Data segment

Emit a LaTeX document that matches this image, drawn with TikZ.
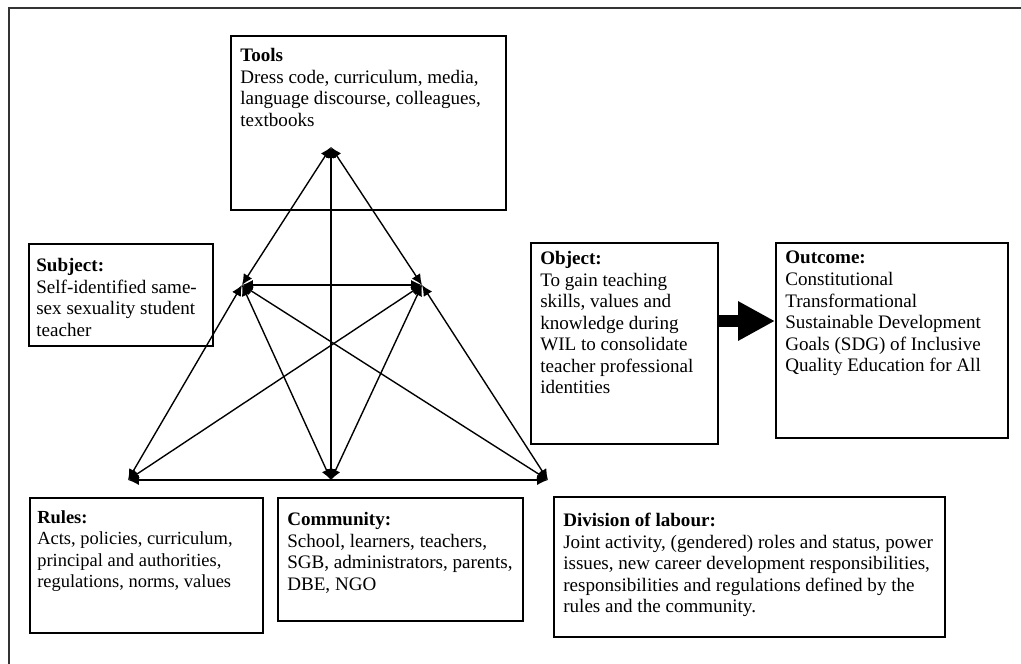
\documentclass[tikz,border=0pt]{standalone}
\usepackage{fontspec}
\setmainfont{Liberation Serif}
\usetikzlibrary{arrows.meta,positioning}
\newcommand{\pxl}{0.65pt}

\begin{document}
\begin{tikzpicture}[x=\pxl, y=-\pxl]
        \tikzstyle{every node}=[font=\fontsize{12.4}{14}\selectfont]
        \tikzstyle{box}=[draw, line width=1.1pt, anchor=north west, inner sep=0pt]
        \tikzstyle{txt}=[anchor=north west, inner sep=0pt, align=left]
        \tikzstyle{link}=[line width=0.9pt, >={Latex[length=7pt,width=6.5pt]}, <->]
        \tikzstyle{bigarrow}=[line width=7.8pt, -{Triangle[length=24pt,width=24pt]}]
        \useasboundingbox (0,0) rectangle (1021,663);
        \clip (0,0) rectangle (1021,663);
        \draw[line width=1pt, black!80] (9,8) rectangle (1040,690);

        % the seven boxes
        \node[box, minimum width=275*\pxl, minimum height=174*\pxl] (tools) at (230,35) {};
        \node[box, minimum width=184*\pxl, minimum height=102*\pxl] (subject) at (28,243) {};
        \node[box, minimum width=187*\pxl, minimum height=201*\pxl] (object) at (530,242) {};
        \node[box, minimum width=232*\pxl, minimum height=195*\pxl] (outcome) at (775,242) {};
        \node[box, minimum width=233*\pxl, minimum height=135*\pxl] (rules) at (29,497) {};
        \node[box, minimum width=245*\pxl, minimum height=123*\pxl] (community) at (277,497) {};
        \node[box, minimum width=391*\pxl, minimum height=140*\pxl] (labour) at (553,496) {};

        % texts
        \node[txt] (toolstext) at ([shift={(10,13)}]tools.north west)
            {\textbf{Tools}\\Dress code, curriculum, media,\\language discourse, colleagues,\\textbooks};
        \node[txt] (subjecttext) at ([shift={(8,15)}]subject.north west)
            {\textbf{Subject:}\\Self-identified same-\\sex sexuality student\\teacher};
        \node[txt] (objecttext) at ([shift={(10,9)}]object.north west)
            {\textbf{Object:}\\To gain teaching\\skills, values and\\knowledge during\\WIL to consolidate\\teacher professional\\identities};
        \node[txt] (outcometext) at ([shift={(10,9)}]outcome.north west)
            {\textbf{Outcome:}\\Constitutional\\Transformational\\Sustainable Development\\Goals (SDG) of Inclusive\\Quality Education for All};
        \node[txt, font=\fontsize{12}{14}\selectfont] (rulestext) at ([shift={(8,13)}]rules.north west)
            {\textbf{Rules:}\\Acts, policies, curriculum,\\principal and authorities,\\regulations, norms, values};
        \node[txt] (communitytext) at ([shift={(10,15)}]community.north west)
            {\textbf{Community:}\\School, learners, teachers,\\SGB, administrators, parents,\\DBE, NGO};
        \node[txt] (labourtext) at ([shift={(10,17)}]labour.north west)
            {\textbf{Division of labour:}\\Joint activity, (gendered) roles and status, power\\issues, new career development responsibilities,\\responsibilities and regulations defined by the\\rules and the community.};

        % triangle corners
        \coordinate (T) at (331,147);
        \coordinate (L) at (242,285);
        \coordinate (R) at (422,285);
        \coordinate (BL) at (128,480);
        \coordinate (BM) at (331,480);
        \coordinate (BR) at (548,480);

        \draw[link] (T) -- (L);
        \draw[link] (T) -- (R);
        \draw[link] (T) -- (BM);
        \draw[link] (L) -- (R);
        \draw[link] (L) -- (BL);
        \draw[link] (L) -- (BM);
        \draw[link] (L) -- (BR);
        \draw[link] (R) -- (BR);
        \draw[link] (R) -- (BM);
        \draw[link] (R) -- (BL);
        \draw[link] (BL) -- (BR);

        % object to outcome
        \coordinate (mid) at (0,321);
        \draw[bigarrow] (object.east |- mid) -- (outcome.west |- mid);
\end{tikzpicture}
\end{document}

Exercise brief
Transcribe exactly, with no pictures, the lines running from the first line of the material through the line holding "(9,8) rectangle (1040,690);".

The reply
Emit a LaTeX document that matches this image, drawn with TikZ.
\documentclass[tikz,border=0pt]{standalone}
\usepackage{fontspec}
\setmainfont{Liberation Serif}
\usetikzlibrary{arrows.meta,positioning}
\newcommand{\pxl}{0.65pt}

\begin{document}
\begin{tikzpicture}[x=\pxl, y=-\pxl]
        \tikzstyle{every node}=[font=\fontsize{12.4}{14}\selectfont]
        \tikzstyle{box}=[draw, line width=1.1pt, anchor=north west, inner sep=0pt]
        \tikzstyle{txt}=[anchor=north west, inner sep=0pt, align=left]
        \tikzstyle{link}=[line width=0.9pt, >={Latex[length=7pt,width=6.5pt]}, <->]
        \tikzstyle{bigarrow}=[line width=7.8pt, -{Triangle[length=24pt,width=24pt]}]
        \useasboundingbox (0,0) rectangle (1021,663);
        \clip (0,0) rectangle (1021,663);
        \draw[line width=1pt, black!80] (9,8) rectangle (1040,690);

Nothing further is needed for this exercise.